3.4.3.3. Les liens.

Cette question requiert une attention particulière. On a vu quels effets dévastateurs ont pris leur source dans les relations précoces d'Arnaud avec sa mère. La confusion, l'imprévisibilité et l'incohérence maternelles ont crée un lien d'emprise tyrannique dont Arnaud n'a pu s'échapper, dans un premier temps, que par la tentative de suicide; après l'échec de celle-ci, l'errance, équivalente pour lui au désir de mort, lui paraît la seule issue. Le lien perçu comme discontinu dans sa qualité comme dans sa fonction, la place personnelle d'Arnaud s'arc-boutent sur, se restreignent à un étayage de la mère. Il est vrai que les souvenirs sont considérablement disloqués et approximatifs en ce qui touche à la petite enfance, et davantage en rapport avec la latence et l'adolescence.

En revanche, c'est par le lien actuel que nous pouvons espérer saisir quelque chose de l'histoire précoce d'Arnaud. Car il réalise un tel enchevêtrement dans la relation que l'on est en droit de percevoir ce dernier comme un signe, une trace psychique, une sorte de « signifiant formel » (D. Anzieu, 1985). Il réclame l'objet, qu'il désavoue lorsque celui-ci lui répond; il se proclame responsable de lui-même et des autres, et se comporte comme un enfant dépendant. Il se veut "glorieux" alors qu'il s'écroule sous la honte de l'assistance, qui le renvoie immanquablement à l'ornière dont son départ devait l'extraire. Ces attitudes paradoxales risquent d'aboutir à une désaffection des travailleurs sociaux, pourtant spontanément enclins à l'aider. Au fond, plus la distance géographique l'éloigne de son histoire, plus sa position subjective l'y ramène par l'intermédiaire d'autres objets, actuels.
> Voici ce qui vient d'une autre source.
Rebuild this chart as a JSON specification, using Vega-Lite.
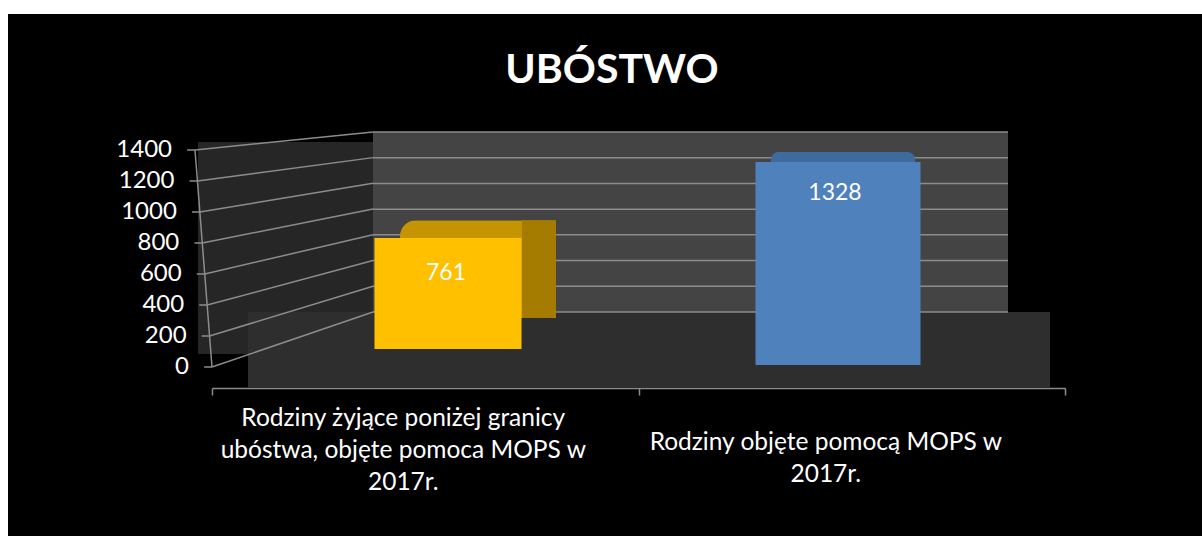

Notre place se situe dans ce patchwork rabouté de manière incertaine et grossière. Les premières séances, perçues sur un registre d'anéantissement muet, restituent à n'en pas douter la sidération de l'enfant bringuebalé par l'objet, sans possibilité de se soustraire à ce chaos. Notre propre vécu de tortionnaire rappelle le lien du bourreau à sa victime.

L’aspect affectif est également complexe et distordu, ses "amis", accueillis ou intervenants, étant d'abord recrutés dans les lieux sociaux. Là encore, Arnaud prolonge l'ambiguïté sur son appartenance, lorsqu'il se rend tellement sympathique aux acteurs sociaux que certains dépassent parfois leur seul rôle d'accompagnants et deviennent pour lui beaucoup plus disponibles que pour d'autres. Mais il se fait déconsidérer par les uns et les autres, soit qu'il "trahisse" le camp des bénéficiaires, soit qu'il déçoive les espoirs des professionnels.

Beaucoup plus tard, malgré les retrouvailles avec sa famille, il ne réussira pourtant pas à lever l'illusion d’un idéal inaccessible.

Ses amours d'adulte sont longtemps silencieuses. En son temps, Arnaud utilise le groupe pour les dévoiler, attendant de celui-ci une reconnaissance et une connivence absolues. Notre réaction le fait fuir, blessé de l'apparente manifestation d'indifférence de la part des objets investis. Malentendu capital, parce que l'exhibition de son intimité semble si peu adaptée à l'espace de la déclaration, qu'elle ne peut être que renvoyée à une autre place, celle du lieu thérapeutique où elle n'est jamais abordée ; malentendu parce que le groupe, refusant d’intégrer cette singularité dans sa mission, réfute le rôle parental qu’Arnaud lui tendait implicitement.